The alarm should be anchored 1/8" from the wall, and if you have drywall you should drill two 3/16" holes using the plastic anchors that are included with the detector.
The green light will flash every 30 seconds, and this was bothersome to me in a dark bedroom. I had to place it on the same wall that our bed was against (more or less behind me) so the flashing didn't irritate me at night. It should be placed at least 5 feet from all fuel burning appliances and should be at "eye level". It should not be put behind any pieces of furniture or curtains.
If dangerous levels of carbon monoxide are detected, the red light will pulse while the ear piercing 85 decibel alarm goes off. There will be a pattern of 4 short beeps, 5 seconds of silence, then 4 more short beeps. The cycle of beeping and flashing red light will continue for 4 minutes and if the detector is not reset it will then cycle every minute.
When I pushed the test button this alarm really hurt my ears. A few nights ago I woke to the sound of a chirping, and soon realized this was a very regular pattern, going off every 30 seconds. I woke my husband up and he tracked down the noise - coming from this alarm.
The back of the alarm says that it will chirp in this way when the batteries need to be replaced. We had numerous double A batteries on hand, but none of them solved the chirping problem. I even bought a new package of batteries just in case the ones we had on hand were old, but the alarm still continued to sound every 30 seconds.
After locating the manual I read that after seven years this model will encounter a unit error, where the alarm will beep every 30 seconds, and when this happens it is no longer reliable and needs to be replaced. Of course we all want and need reliable alarms in our homes, and that is not a problem. However, there is indeed a problem.
A sticker on the back has the date of manufacture. Mine reads 2003 October, 06. That would make this model 7 1/2 years old, but I bought it five years ago. That raised my curiosity, and I checked the date on our other Kidde Carbon Monoxide Alarm that is on the second floor of our home. That date read 2007 June, 09. That would make the second model almost four years old, but I know it was purchased within the last year. I have a licensed childcare in my home, and the state recently started enforcing the regulation requiring these on each level of a home. I know for a fact that my alarm was no more than a year old, yet it was manufactured in 2007!
In all fairness to Kidde, the manual does say to write the "Replace date" (7 years from power up) in permanent marker on the label. Again, the label is on the back of the unit, and since the batteries can be replaced through the front, I never had a reason to take this off of the wall and look at the back. I wonder how many people would remember to do this months after they installed the detector and the manual had most likely been tossed or misplaced.

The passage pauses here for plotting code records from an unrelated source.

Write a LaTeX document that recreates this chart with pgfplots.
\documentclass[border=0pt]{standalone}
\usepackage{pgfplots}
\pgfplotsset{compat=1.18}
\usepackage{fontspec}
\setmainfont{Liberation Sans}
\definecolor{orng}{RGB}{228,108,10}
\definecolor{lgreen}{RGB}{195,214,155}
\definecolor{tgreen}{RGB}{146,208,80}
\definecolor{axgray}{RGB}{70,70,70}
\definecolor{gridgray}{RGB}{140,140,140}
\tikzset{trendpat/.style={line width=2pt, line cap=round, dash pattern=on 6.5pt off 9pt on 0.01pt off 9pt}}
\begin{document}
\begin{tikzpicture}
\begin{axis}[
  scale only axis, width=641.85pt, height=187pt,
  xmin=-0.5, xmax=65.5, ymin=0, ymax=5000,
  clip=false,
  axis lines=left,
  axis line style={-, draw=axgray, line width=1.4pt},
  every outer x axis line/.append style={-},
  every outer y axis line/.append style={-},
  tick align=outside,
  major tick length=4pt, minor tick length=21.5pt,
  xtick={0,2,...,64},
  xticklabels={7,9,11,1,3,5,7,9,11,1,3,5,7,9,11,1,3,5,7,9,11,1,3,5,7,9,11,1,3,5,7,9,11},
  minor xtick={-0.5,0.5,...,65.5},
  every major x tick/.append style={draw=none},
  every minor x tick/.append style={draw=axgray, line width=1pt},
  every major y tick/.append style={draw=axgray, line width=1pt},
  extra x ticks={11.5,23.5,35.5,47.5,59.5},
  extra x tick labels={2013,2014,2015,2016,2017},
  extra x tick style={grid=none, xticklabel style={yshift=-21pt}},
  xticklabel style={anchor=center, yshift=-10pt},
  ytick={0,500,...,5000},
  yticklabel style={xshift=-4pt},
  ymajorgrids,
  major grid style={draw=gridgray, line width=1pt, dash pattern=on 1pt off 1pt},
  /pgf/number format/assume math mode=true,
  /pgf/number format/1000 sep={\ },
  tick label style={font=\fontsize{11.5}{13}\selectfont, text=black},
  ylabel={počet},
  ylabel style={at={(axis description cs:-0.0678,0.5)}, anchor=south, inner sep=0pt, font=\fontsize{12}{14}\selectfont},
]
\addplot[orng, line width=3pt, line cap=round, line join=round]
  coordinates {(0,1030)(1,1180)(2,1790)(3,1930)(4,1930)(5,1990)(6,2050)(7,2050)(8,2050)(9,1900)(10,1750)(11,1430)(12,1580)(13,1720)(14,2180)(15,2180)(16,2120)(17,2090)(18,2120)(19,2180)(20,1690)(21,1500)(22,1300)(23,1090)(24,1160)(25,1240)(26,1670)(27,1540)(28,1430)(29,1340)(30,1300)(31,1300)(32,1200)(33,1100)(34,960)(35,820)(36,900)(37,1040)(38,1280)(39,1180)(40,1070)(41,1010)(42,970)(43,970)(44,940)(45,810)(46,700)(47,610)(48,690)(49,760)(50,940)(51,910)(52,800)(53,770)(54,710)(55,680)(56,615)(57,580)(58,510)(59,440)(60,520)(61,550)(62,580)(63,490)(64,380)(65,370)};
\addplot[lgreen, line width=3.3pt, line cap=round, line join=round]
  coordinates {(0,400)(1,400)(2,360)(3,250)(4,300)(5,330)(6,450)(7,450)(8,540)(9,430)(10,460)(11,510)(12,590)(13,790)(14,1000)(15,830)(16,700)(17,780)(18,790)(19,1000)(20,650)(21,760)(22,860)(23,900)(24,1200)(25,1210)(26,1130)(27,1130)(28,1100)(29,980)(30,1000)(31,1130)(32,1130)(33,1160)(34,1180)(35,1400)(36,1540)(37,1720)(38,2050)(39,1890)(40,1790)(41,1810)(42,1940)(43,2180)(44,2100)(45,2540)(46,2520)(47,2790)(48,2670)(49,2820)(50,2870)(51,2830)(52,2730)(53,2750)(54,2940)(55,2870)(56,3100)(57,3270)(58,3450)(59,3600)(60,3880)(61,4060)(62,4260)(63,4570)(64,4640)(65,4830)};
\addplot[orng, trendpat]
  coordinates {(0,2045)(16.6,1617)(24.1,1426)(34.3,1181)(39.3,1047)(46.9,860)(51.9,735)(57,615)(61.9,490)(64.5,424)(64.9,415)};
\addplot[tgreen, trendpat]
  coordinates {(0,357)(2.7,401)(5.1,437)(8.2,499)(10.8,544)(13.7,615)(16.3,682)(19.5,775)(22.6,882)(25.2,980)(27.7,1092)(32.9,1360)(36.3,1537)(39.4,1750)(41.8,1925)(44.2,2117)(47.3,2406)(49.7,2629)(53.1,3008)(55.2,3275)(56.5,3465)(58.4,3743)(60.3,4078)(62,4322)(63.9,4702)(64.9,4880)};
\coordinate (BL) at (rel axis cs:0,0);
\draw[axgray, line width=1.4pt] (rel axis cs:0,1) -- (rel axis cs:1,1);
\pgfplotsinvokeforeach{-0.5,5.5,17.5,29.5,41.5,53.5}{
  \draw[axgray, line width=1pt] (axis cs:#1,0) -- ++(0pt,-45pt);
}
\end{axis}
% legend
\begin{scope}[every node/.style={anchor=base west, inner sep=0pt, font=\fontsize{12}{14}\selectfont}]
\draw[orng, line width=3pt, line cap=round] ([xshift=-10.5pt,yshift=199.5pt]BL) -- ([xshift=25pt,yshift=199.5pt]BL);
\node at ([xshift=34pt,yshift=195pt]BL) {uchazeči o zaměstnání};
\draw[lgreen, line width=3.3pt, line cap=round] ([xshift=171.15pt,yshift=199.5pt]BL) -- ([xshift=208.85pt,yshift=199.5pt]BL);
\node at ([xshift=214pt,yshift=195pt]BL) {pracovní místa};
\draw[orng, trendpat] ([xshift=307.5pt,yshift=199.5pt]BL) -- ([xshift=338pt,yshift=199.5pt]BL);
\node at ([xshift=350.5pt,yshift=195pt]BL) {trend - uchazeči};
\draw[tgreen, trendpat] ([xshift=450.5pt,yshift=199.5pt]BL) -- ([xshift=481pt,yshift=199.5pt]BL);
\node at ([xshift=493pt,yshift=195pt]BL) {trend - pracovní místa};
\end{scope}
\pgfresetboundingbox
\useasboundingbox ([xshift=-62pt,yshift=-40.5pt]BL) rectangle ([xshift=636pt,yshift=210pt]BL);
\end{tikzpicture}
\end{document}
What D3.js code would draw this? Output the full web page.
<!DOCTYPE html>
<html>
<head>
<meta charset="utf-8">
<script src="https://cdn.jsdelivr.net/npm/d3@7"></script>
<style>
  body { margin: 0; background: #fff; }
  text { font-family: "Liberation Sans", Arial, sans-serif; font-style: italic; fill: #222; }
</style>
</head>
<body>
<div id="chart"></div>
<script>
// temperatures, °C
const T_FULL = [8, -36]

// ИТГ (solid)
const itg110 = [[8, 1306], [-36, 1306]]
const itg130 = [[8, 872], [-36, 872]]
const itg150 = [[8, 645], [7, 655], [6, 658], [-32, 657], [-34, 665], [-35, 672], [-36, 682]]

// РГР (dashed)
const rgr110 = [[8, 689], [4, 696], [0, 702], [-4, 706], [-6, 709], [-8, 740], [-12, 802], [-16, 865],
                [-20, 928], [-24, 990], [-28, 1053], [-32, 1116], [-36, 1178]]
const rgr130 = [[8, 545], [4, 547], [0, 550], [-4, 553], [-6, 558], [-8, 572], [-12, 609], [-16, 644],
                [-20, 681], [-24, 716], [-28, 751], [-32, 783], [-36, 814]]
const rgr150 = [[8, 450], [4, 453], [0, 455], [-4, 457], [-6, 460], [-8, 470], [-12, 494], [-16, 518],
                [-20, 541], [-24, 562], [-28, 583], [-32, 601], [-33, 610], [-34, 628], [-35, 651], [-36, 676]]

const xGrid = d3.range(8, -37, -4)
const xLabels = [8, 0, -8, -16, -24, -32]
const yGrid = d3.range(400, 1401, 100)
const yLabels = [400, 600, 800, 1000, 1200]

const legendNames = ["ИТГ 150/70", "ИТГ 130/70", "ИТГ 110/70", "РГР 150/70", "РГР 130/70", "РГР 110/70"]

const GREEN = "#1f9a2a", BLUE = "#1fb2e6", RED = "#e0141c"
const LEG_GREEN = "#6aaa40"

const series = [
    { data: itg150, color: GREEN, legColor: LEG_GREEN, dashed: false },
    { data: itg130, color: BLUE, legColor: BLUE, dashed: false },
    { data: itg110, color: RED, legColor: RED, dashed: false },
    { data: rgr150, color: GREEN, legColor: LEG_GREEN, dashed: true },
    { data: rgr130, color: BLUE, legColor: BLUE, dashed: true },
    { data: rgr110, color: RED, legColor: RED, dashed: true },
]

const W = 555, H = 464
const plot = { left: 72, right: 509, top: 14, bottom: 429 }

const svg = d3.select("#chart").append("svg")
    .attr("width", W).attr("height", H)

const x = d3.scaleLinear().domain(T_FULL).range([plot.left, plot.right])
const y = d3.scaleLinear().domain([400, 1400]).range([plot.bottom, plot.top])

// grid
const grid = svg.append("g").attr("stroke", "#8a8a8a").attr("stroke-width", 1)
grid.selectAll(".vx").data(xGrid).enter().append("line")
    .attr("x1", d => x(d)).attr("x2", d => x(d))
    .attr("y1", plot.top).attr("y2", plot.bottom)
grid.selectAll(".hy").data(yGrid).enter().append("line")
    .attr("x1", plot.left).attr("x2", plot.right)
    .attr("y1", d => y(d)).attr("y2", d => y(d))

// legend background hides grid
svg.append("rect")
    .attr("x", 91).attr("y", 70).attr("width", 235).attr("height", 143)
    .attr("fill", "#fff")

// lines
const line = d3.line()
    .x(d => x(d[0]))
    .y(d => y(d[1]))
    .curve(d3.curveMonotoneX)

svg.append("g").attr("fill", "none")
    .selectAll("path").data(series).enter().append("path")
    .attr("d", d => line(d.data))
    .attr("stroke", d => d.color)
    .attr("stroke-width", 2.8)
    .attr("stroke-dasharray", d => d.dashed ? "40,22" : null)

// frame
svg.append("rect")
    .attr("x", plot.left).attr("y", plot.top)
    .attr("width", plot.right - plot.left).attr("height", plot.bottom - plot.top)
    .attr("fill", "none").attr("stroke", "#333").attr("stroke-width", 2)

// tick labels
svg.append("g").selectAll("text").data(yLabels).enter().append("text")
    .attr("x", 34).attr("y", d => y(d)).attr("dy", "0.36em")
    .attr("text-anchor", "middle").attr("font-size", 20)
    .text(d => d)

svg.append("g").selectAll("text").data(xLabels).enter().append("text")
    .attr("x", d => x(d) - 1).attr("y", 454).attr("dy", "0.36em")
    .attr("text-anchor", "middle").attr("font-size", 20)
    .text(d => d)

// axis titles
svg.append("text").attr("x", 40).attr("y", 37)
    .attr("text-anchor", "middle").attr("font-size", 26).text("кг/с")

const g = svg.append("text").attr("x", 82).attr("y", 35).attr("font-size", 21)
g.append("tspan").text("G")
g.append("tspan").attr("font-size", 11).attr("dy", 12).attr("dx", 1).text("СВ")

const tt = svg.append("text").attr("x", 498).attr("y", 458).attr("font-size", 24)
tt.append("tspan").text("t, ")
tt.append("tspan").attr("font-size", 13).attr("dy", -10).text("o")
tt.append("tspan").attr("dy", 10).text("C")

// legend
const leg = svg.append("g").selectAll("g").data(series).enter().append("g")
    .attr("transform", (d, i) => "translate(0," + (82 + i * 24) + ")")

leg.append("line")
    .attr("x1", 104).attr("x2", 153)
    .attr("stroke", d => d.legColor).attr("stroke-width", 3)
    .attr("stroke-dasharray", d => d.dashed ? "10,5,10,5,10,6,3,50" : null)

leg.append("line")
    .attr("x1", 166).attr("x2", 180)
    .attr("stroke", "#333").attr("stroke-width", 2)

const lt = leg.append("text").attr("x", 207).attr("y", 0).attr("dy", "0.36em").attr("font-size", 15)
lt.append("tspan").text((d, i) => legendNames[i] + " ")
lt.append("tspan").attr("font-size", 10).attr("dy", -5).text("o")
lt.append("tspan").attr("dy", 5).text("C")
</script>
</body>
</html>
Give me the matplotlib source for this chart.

There is a 5 year warranty on this model, but in order for Kidde to replace it I have to send the unit back to them, along with the original receipt. At $20 a unit, I would pay almost that amount of money to send it back to them. They do state that the models should work 7 years past the date the batteries were first installed. It bothers me that old models seem to be on store shelves.
I will now be looking for a new CO2 alarm to replace our first floor unit, and I will most definitely be reading the manual and checking the date of manufacture before I make a purchase. I don't know if the seller or the manufacturer are responsible for old units being on store shelves, but this is a problem I hope to avoid in the future!
Since we already have the screws in our wall, I obviously want to purchase the same brand again, so we don't have to make more holes in our walls. I am just not sure I want another Kidde brand.
These models retail for around $20.00. Ours were purchased at our local Fred Meyer store.